Written problem - Retype the whole listing verbatim and keep the pictures out of it.

Data records -

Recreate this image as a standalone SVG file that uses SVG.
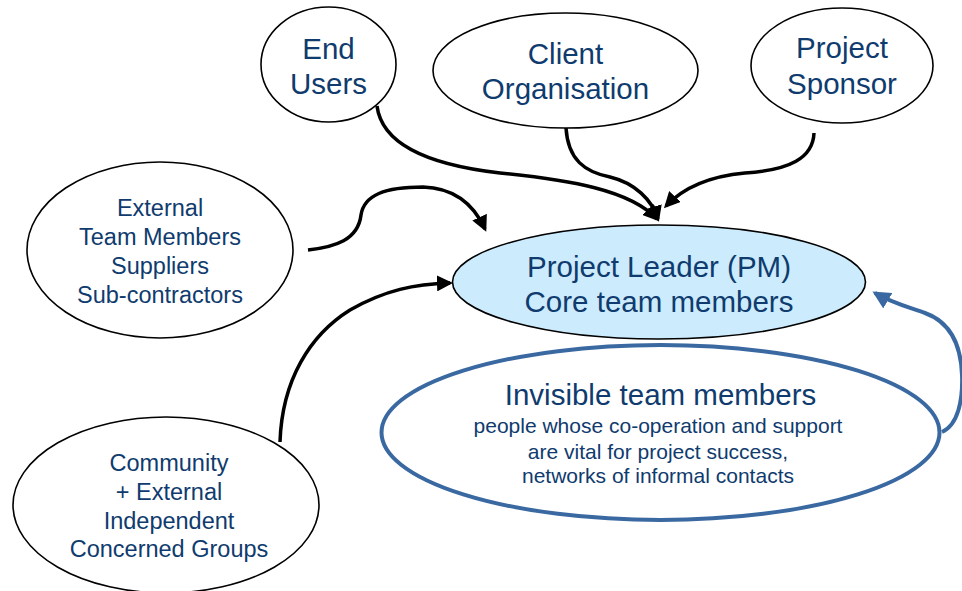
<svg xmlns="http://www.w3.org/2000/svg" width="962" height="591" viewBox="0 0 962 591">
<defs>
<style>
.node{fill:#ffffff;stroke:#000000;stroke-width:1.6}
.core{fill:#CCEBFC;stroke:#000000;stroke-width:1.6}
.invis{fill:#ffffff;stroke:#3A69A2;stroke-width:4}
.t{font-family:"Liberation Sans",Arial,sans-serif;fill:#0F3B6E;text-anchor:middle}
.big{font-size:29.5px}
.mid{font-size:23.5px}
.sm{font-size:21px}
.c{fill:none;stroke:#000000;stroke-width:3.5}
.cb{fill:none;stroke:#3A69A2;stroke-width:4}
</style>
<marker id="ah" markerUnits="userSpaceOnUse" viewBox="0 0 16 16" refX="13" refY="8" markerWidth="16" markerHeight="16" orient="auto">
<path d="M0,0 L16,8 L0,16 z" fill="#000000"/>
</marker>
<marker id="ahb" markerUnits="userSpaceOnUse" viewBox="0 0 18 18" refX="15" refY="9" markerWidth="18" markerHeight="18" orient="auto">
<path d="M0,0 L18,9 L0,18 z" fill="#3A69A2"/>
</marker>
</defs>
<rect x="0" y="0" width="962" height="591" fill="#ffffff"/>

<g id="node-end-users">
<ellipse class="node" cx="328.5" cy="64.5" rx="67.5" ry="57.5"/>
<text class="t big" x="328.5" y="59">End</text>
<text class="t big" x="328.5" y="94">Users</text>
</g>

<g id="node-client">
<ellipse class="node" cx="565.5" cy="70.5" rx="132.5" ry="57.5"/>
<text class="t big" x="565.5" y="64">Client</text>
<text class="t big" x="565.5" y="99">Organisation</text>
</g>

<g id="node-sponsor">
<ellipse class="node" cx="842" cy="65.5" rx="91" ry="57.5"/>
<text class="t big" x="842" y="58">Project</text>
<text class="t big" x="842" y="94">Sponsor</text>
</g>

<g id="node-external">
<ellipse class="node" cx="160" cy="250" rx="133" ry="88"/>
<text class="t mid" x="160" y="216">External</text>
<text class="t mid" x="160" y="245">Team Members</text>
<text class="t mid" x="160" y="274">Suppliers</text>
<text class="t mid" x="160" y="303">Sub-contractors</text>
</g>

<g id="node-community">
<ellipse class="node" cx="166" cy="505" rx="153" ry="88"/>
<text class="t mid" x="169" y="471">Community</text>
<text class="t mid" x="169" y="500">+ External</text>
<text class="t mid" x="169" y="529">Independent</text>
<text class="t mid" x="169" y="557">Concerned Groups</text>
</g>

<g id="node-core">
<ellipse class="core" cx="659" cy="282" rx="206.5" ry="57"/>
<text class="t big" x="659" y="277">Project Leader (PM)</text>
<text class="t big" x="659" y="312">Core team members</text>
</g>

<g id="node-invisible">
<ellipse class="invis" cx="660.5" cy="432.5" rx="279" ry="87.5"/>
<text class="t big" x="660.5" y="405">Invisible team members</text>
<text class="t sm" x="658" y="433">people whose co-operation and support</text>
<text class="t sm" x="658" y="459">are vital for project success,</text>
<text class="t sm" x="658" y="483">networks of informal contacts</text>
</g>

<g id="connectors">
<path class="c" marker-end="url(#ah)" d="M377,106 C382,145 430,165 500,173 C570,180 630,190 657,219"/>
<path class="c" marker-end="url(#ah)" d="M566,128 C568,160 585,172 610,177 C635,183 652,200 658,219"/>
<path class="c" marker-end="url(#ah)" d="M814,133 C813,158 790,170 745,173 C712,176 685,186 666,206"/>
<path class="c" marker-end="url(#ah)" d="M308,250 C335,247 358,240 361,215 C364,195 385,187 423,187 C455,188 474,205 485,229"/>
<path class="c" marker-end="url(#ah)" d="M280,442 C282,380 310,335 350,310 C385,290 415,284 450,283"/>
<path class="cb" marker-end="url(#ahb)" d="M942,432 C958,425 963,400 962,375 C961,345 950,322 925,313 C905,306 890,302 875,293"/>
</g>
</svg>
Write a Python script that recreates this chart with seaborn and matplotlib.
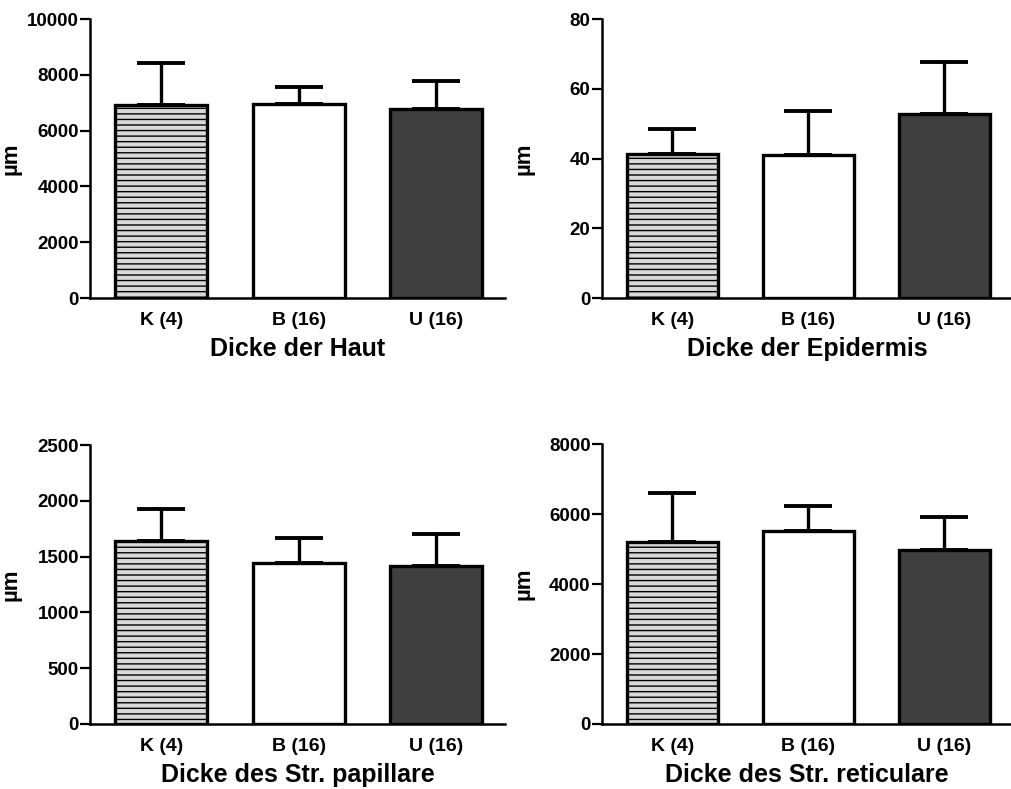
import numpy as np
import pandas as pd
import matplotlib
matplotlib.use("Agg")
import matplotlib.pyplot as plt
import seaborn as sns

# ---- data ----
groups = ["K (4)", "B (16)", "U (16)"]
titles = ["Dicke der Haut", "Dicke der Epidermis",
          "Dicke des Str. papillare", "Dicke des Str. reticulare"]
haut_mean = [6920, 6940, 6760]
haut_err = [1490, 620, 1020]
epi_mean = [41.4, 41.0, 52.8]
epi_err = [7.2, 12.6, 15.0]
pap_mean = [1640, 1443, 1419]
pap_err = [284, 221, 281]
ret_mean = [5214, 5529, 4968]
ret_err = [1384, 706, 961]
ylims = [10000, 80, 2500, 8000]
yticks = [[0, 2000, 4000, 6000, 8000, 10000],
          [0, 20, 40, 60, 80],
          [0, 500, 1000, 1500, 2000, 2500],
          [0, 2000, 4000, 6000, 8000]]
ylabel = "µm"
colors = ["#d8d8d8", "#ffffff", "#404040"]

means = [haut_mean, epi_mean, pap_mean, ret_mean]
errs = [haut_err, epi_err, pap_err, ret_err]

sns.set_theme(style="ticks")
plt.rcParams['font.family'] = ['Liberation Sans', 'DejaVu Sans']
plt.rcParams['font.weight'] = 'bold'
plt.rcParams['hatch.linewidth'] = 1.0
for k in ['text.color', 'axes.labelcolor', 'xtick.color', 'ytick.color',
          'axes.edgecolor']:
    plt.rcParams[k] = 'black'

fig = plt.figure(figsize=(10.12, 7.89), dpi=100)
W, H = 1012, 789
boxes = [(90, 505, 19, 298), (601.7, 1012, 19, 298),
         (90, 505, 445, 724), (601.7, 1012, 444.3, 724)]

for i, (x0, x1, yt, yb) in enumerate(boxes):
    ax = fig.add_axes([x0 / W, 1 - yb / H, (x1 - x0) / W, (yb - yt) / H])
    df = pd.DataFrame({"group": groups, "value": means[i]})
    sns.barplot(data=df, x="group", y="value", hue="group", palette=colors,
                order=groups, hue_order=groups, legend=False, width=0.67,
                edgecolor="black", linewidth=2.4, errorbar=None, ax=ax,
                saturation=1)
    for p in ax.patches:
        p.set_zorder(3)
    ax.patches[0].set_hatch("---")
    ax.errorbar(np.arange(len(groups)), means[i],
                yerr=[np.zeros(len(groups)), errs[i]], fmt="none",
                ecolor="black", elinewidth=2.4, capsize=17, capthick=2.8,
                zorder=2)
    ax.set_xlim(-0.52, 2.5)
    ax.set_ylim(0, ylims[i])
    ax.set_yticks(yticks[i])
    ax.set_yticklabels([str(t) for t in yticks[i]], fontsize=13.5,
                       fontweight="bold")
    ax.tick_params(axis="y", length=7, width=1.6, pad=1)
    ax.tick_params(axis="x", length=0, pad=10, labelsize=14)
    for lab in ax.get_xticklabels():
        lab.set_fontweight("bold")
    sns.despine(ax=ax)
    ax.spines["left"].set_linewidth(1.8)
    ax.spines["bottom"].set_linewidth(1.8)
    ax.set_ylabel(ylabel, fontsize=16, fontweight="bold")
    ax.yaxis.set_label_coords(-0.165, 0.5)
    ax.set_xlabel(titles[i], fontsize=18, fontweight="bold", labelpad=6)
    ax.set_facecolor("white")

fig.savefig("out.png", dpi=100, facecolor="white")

Full solution -
Recreate this image as a standalone SVG file that uses SVG.
<svg xmlns="http://www.w3.org/2000/svg" width="962" height="591" viewBox="0 0 962 591">
<defs>
<style>
.node{fill:#ffffff;stroke:#000000;stroke-width:1.6}
.core{fill:#CCEBFC;stroke:#000000;stroke-width:1.6}
.invis{fill:#ffffff;stroke:#3A69A2;stroke-width:4}
.t{font-family:"Liberation Sans",Arial,sans-serif;fill:#0F3B6E;text-anchor:middle}
.big{font-size:29.5px}
.mid{font-size:23.5px}
.sm{font-size:21px}
.c{fill:none;stroke:#000000;stroke-width:3.5}
.cb{fill:none;stroke:#3A69A2;stroke-width:4}
</style>
<marker id="ah" markerUnits="userSpaceOnUse" viewBox="0 0 16 16" refX="13" refY="8" markerWidth="16" markerHeight="16" orient="auto">
<path d="M0,0 L16,8 L0,16 z" fill="#000000"/>
</marker>
<marker id="ahb" markerUnits="userSpaceOnUse" viewBox="0 0 18 18" refX="15" refY="9" markerWidth="18" markerHeight="18" orient="auto">
<path d="M0,0 L18,9 L0,18 z" fill="#3A69A2"/>
</marker>
</defs>
<rect x="0" y="0" width="962" height="591" fill="#ffffff"/>

<g id="node-end-users">
<ellipse class="node" cx="328.5" cy="64.5" rx="67.5" ry="57.5"/>
<text class="t big" x="328.5" y="59">End</text>
<text class="t big" x="328.5" y="94">Users</text>
</g>

<g id="node-client">
<ellipse class="node" cx="565.5" cy="70.5" rx="132.5" ry="57.5"/>
<text class="t big" x="565.5" y="64">Client</text>
<text class="t big" x="565.5" y="99">Organisation</text>
</g>

<g id="node-sponsor">
<ellipse class="node" cx="842" cy="65.5" rx="91" ry="57.5"/>
<text class="t big" x="842" y="58">Project</text>
<text class="t big" x="842" y="94">Sponsor</text>
</g>

<g id="node-external">
<ellipse class="node" cx="160" cy="250" rx="133" ry="88"/>
<text class="t mid" x="160" y="216">External</text>
<text class="t mid" x="160" y="245">Team Members</text>
<text class="t mid" x="160" y="274">Suppliers</text>
<text class="t mid" x="160" y="303">Sub-contractors</text>
</g>

<g id="node-community">
<ellipse class="node" cx="166" cy="505" rx="153" ry="88"/>
<text class="t mid" x="169" y="471">Community</text>
<text class="t mid" x="169" y="500">+ External</text>
<text class="t mid" x="169" y="529">Independent</text>
<text class="t mid" x="169" y="557">Concerned Groups</text>
</g>

<g id="node-core">
<ellipse class="core" cx="659" cy="282" rx="206.5" ry="57"/>
<text class="t big" x="659" y="277">Project Leader (PM)</text>
<text class="t big" x="659" y="312">Core team members</text>
</g>

<g id="node-invisible">
<ellipse class="invis" cx="660.5" cy="432.5" rx="279" ry="87.5"/>
<text class="t big" x="660.5" y="405">Invisible team members</text>
<text class="t sm" x="658" y="433">people whose co-operation and support</text>
<text class="t sm" x="658" y="459">are vital for project success,</text>
<text class="t sm" x="658" y="483">networks of informal contacts</text>
</g>

<g id="connectors">
<path class="c" marker-end="url(#ah)" d="M377,106 C382,145 430,165 500,173 C570,180 630,190 657,219"/>
<path class="c" marker-end="url(#ah)" d="M566,128 C568,160 585,172 610,177 C635,183 652,200 658,219"/>
<path class="c" marker-end="url(#ah)" d="M814,133 C813,158 790,170 745,173 C712,176 685,186 666,206"/>
<path class="c" marker-end="url(#ah)" d="M308,250 C335,247 358,240 361,215 C364,195 385,187 423,187 C455,188 474,205 485,229"/>
<path class="c" marker-end="url(#ah)" d="M280,442 C282,380 310,335 350,310 C385,290 415,284 450,283"/>
<path class="cb" marker-end="url(#ahb)" d="M942,432 C958,425 963,400 962,375 C961,345 950,322 925,313 C905,306 890,302 875,293"/>
</g>
</svg>
Write a Python script that recreates this chart with seaborn and matplotlib.
import numpy as np
import pandas as pd
import matplotlib
matplotlib.use("Agg")
import matplotlib.pyplot as plt
import seaborn as sns

# ---- data ----
groups = ["K (4)", "B (16)", "U (16)"]
titles = ["Dicke der Haut", "Dicke der Epidermis",
          "Dicke des Str. papillare", "Dicke des Str. reticulare"]
haut_mean = [6920, 6940, 6760]
haut_err = [1490, 620, 1020]
epi_mean = [41.4, 41.0, 52.8]
epi_err = [7.2, 12.6, 15.0]
pap_mean = [1640, 1443, 1419]
pap_err = [284, 221, 281]
ret_mean = [5214, 5529, 4968]
ret_err = [1384, 706, 961]
ylims = [10000, 80, 2500, 8000]
yticks = [[0, 2000, 4000, 6000, 8000, 10000],
          [0, 20, 40, 60, 80],
          [0, 500, 1000, 1500, 2000, 2500],
          [0, 2000, 4000, 6000, 8000]]
ylabel = "µm"
colors = ["#d8d8d8", "#ffffff", "#404040"]

means = [haut_mean, epi_mean, pap_mean, ret_mean]
errs = [haut_err, epi_err, pap_err, ret_err]

sns.set_theme(style="ticks")
plt.rcParams['font.family'] = ['Liberation Sans', 'DejaVu Sans']
plt.rcParams['font.weight'] = 'bold'
plt.rcParams['hatch.linewidth'] = 1.0
for k in ['text.color', 'axes.labelcolor', 'xtick.color', 'ytick.color',
          'axes.edgecolor']:
    plt.rcParams[k] = 'black'

fig = plt.figure(figsize=(10.12, 7.89), dpi=100)
W, H = 1012, 789
boxes = [(90, 505, 19, 298), (601.7, 1012, 19, 298),
         (90, 505, 445, 724), (601.7, 1012, 444.3, 724)]

for i, (x0, x1, yt, yb) in enumerate(boxes):
    ax = fig.add_axes([x0 / W, 1 - yb / H, (x1 - x0) / W, (yb - yt) / H])
    df = pd.DataFrame({"group": groups, "value": means[i]})
    sns.barplot(data=df, x="group", y="value", hue="group", palette=colors,
                order=groups, hue_order=groups, legend=False, width=0.67,
                edgecolor="black", linewidth=2.4, errorbar=None, ax=ax,
                saturation=1)
    for p in ax.patches:
        p.set_zorder(3)
    ax.patches[0].set_hatch("---")
    ax.errorbar(np.arange(len(groups)), means[i],
                yerr=[np.zeros(len(groups)), errs[i]], fmt="none",
                ecolor="black", elinewidth=2.4, capsize=17, capthick=2.8,
                zorder=2)
    ax.set_xlim(-0.52, 2.5)
    ax.set_ylim(0, ylims[i])
    ax.set_yticks(yticks[i])
    ax.set_yticklabels([str(t) for t in yticks[i]], fontsize=13.5,
                       fontweight="bold")
    ax.tick_params(axis="y", length=7, width=1.6, pad=1)
    ax.tick_params(axis="x", length=0, pad=10, labelsize=14)
    for lab in ax.get_xticklabels():
        lab.set_fontweight("bold")
    sns.despine(ax=ax)
    ax.spines["left"].set_linewidth(1.8)
    ax.spines["bottom"].set_linewidth(1.8)
    ax.set_ylabel(ylabel, fontsize=16, fontweight="bold")
    ax.yaxis.set_label_coords(-0.165, 0.5)
    ax.set_xlabel(titles[i], fontsize=18, fontweight="bold", labelpad=6)
    ax.set_facecolor("white")

fig.savefig("out.png", dpi=100, facecolor="white")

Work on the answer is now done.